Human fall detection using accelerometer and gyroscope sensors in unconstrained smartphone positions

Abstract

This study explored several methods for detecting body falls based on the data captured by the sensors (accelerometer and gyroscope) built in a smartphone carried by a person. The data for this study were collected by recording many sample units from each of the following human activity categories: stand-fall, walk-fall, stand-jump, stand-sit, stand, and walk. Several time-series data captured by the sensors were used as human motion features. One of the challenges of this study was the existence of human body motions whose features resembled those of body falls. In addition, unfixed smartphone positioning made human body falls harder to detect and can lead to high rate of misclassification (not detected as fall).
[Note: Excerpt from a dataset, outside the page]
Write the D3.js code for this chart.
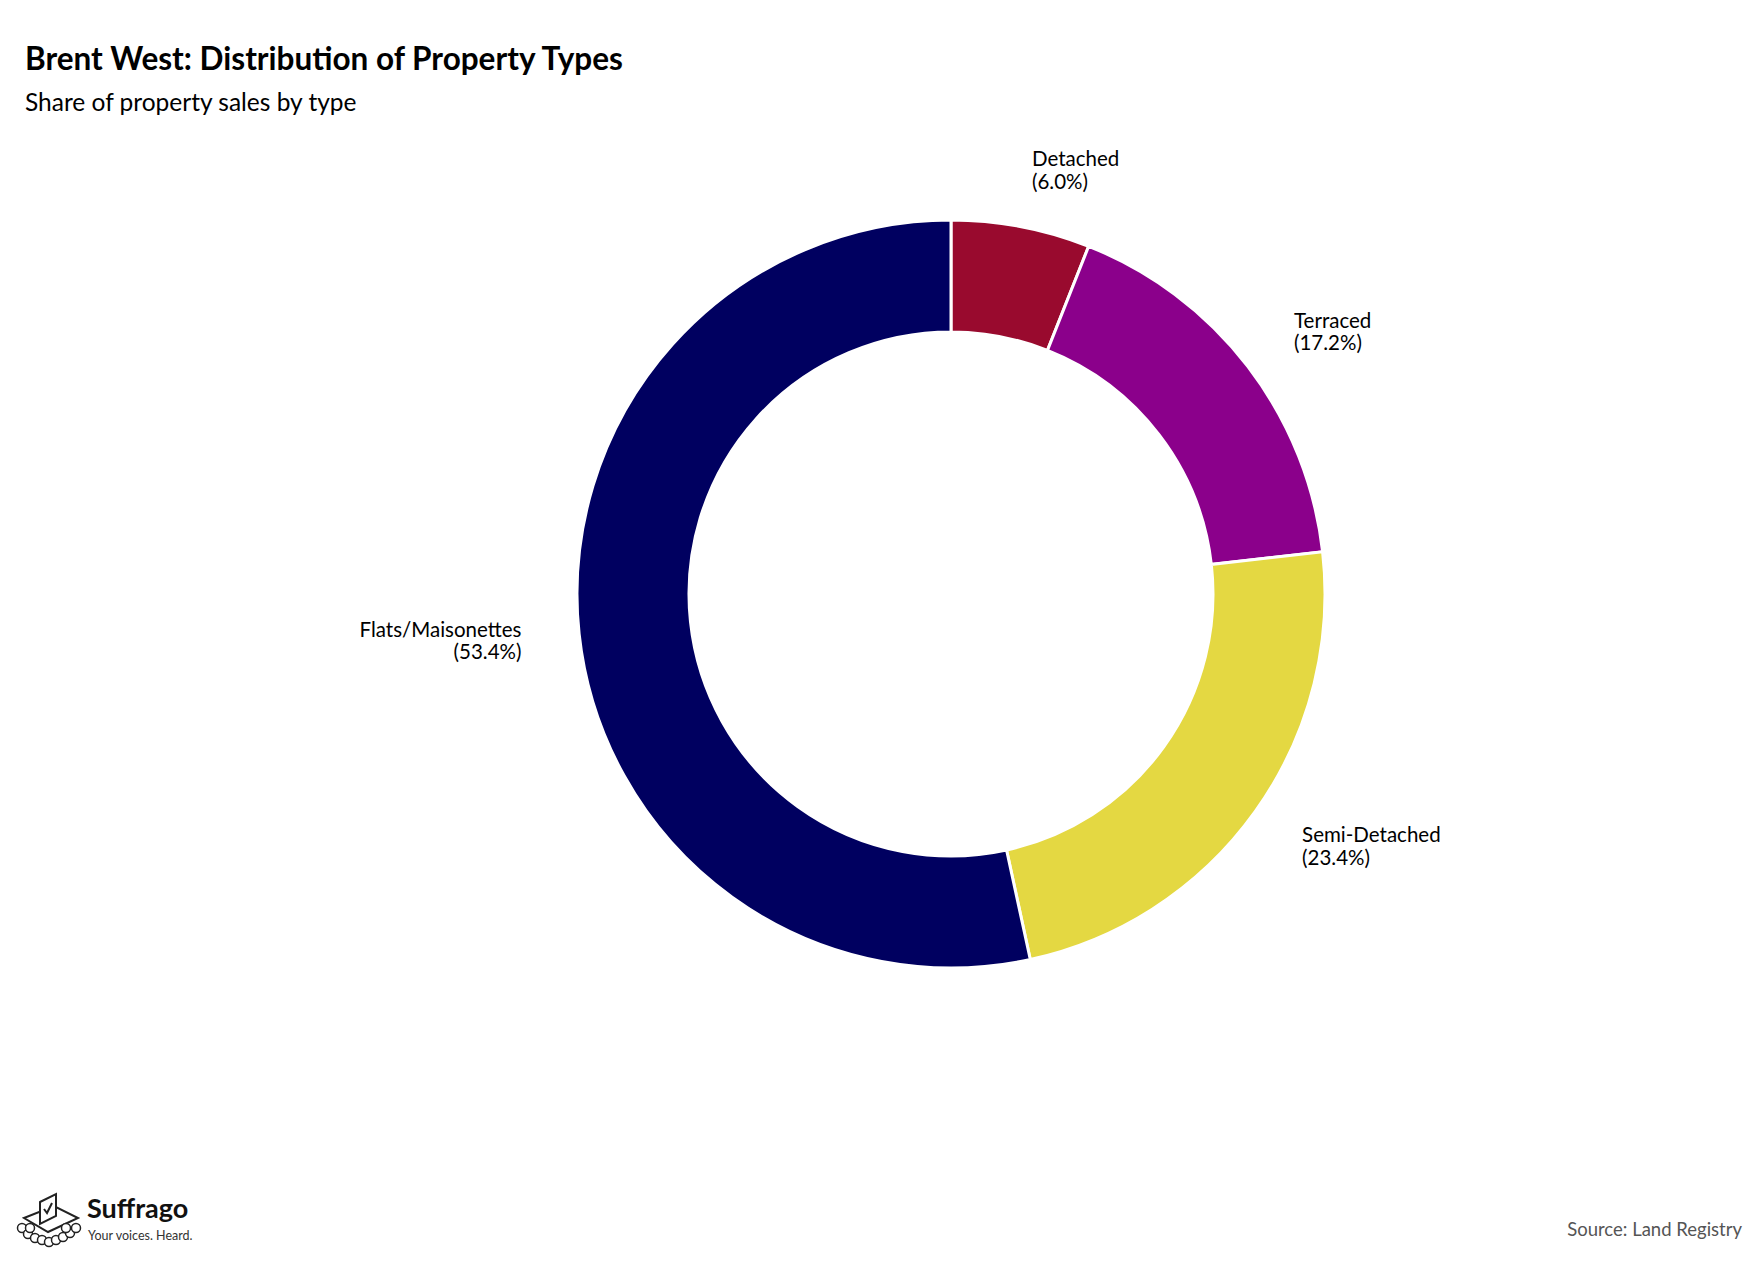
<!DOCTYPE html>
<html><head><meta charset="utf-8">
<script src="https://cdn.jsdelivr.net/npm/d3@7"></script>
<style>body{margin:0;background:#fff}text{font-family:Lato,sans-serif}</style>
</head><body><svg id="chart" width="1758" height="1265"></svg>
<script>
const categories = ['Detached', 'Terraced', 'Semi-Detached', 'Flats/Maisonettes']
const shares = [6.0, 17.2, 23.4, 53.4]
const colors = ['#990a2e', '#8b008b', '#e4d842', '#000060']

const svg = d3.select('#chart')
const cx = 951, cy = 594
const outerR = 374, innerR = 262, labelR = 432

svg.append('text').attr('x', 25).attr('y', 70).attr('font-size', '31.5px').attr('font-weight', 'bold')
    .text('Brent West: Distribution of Property Types')
svg.append('text').attr('x', 25).attr('y', 111).attr('font-size', '24.5px')
    .text('Share of property sales by type')

const data = categories.map((c, i) => ({name: c, value: shares[i], color: colors[i]}))
const pie = d3.pie().value(d => d.value).sort(null)
const arc = d3.arc().innerRadius(innerR).outerRadius(outerR)
const labelArc = d3.arc().innerRadius(labelR).outerRadius(labelR)

const g = svg.append('g').attr('transform', `translate(${cx}, ${cy})`)
const arcs = pie(data)

g.selectAll('path').data(arcs).enter().append('path')
    .attr('d', arc)
    .attr('fill', d => d.data.color)
    .attr('stroke', '#fff')
    .attr('stroke-width', 3)

const labels = g.selectAll('.lbl').data(arcs).enter().append('text')
    .attr('class', 'lbl')
    .attr('font-size', '20.5px')
    .attr('text-anchor', d => (d.startAngle + d.endAngle) / 2 < Math.PI ? 'start' : 'end')
    .attr('transform', d => `translate(${labelArc.centroid(d)})`)
labels.append('tspan').attr('x', 0).attr('dy', '-0.17em').text(d => d.data.name)
labels.append('tspan').attr('x', 0).attr('dy', '1.1em').text(d => `(${d.data.value.toFixed(1)}%)`)

svg.append('text').attr('x', 1742).attr('y', 1236).attr('text-anchor', 'end')
    .attr('font-size', '18.5px').attr('fill', '#555').text('Source: Land Registry')

//logo
const logo = svg.append('g').attr('transform', 'translate(16, 1190)')
logo.append('path').attr('d', 'M8,28 L38,16 L62,28 L32,42 Z').attr('fill', 'none').attr('stroke', '#222').attr('stroke-width', 2)
logo.append('path').attr('d', 'M24,12 L40,4 L40,26 L24,34 Z').attr('fill', '#fff').attr('stroke', '#222').attr('stroke-width', 2)
logo.append('path').attr('d', 'M28,19 L31,23 L36,13').attr('fill', 'none').attr('stroke', '#222').attr('stroke-width', 2)
const heads = [[6,38],[12,44],[19,48],[26,50],[33,52],[40,50],[47,47],[54,43],[60,38],[14,38],[50,38]]
logo.selectAll('circle').data(heads).enter().append('circle')
    .attr('cx', d => d[0]).attr('cy', d => d[1]).attr('r', 4.5)
    .attr('fill', '#fff').attr('stroke', '#222').attr('stroke-width', 1.5)
svg.append('text').attr('x', 87).attr('y', 1218).attr('font-family', '"Open Sans", sans-serif')
    .attr('font-size', '27px').attr('font-weight', 'bold').attr('fill', '#111').text('Suffrago')
svg.append('text').attr('x', 88).attr('y', 1240).attr('font-family', '"Open Sans", sans-serif')
    .attr('font-size', '12.5px').attr('fill', '#333').text('Your voices. Heard.')
</script></body></html>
This incident can caused serious bone fracture or even death if the person not handled as immediately as possible because of misclassification. To address this problem, we modified Resultant Acceleration and ∠ Y formulas to address the problem of unconstrained smartphone positions. We proposed to combine five methods such as AGVeSR, Alim, ∠α, GyroReDi, and AGPeak to build a robust detector model to reduce the misclassification. The experiment results showed that the accuracy of the combination of both sensors (accelerometer and gyroscope) outperformed the accuracy of accelerometer only by more than 15%. The decision fusion that used voting involving five methods could boost the accuracy rate by up to 4.15%.